Chikubu Island in Omi Province, No. 30 on the Saikoku Pilgrimage Route (Saikoku junrei sanjuban Omi Chikubujima), from the series "The Miracles of Kannon (Kannon reigenki)"
- Date:
- 1859
- Medium:
- Color woodblock print; oban
- Source:
- Art Institute of Chicago
Description
In this 1859 print from his series "The Miracles of Kannon (Kannon Reigenki)," Utagawa Kunisada depicts a scene associated with Chikubu Island in Omi Province, the thirtieth stop on the Saikoku pilgrimage route of thirty-three Kannon temples that has structured Japanese religious travel since the medieval period. Although Kunisada was overwhelmingly identified with yakusha-e, he periodically engaged the devotional and topographic genres that anchored much of Edo ukiyo-e print culture. "Kannon Reigenki" combines the visual conventions of the bijinga genre with the iconography of religious miracle tales: each sheet typically pairs an elegant contemporary female figure in the foreground with an inset cartouche or background vignette depicting a specific Kannon site and its associated legend.

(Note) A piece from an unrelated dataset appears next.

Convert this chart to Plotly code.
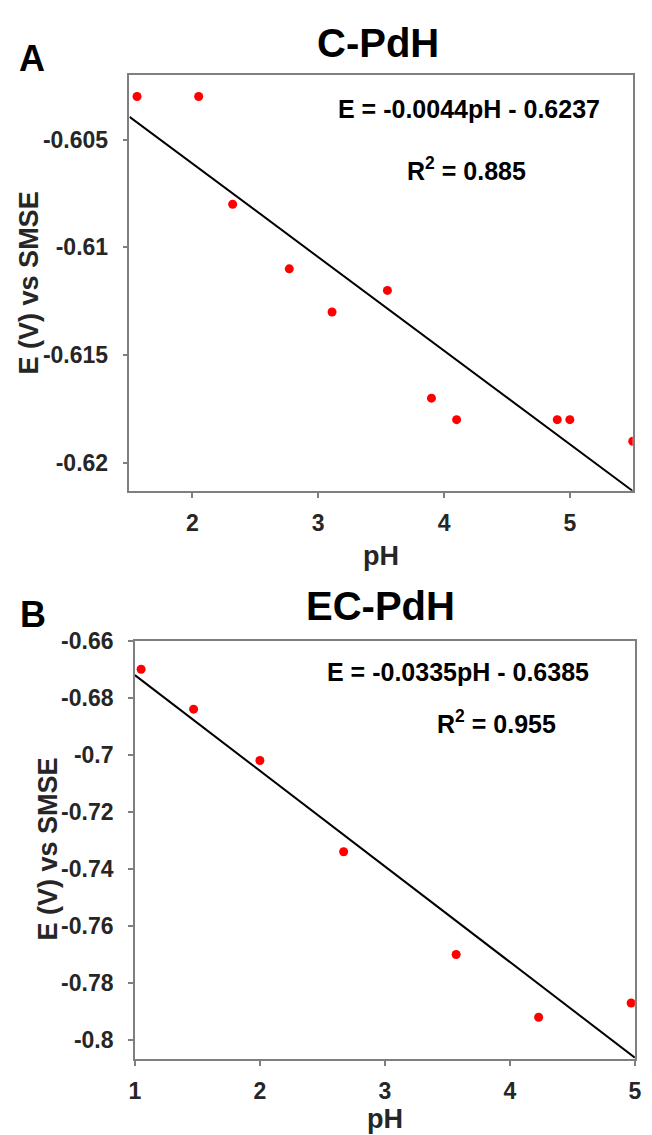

For Chikubu Island, a small landmass in Lake Biwa famed for its Hogon-ji temple and its waters, the inset rehearses the local tradition of Kannon's intercession, while the foreground beauty mediates between the viewer and the sacred geography of Omi. The print thus participates in the wider Edo cultural phenomenon of pilgrimage-as-tourism, in which Edo ukiyo-e prints functioned both as devotional aids and as substitutes for the journeys themselves. Kunisada's compositional decisions, the strong vertical of the figure, the lake horizon in the inset, the brocade-style cartouche framing, are all hallmarks of his late style. The Art Institute of Chicago holds this impression as part of its broad coverage of Kunisada's serial production, where it documents the artist's engagement with Buddhist subjects beyond the kabuki stage.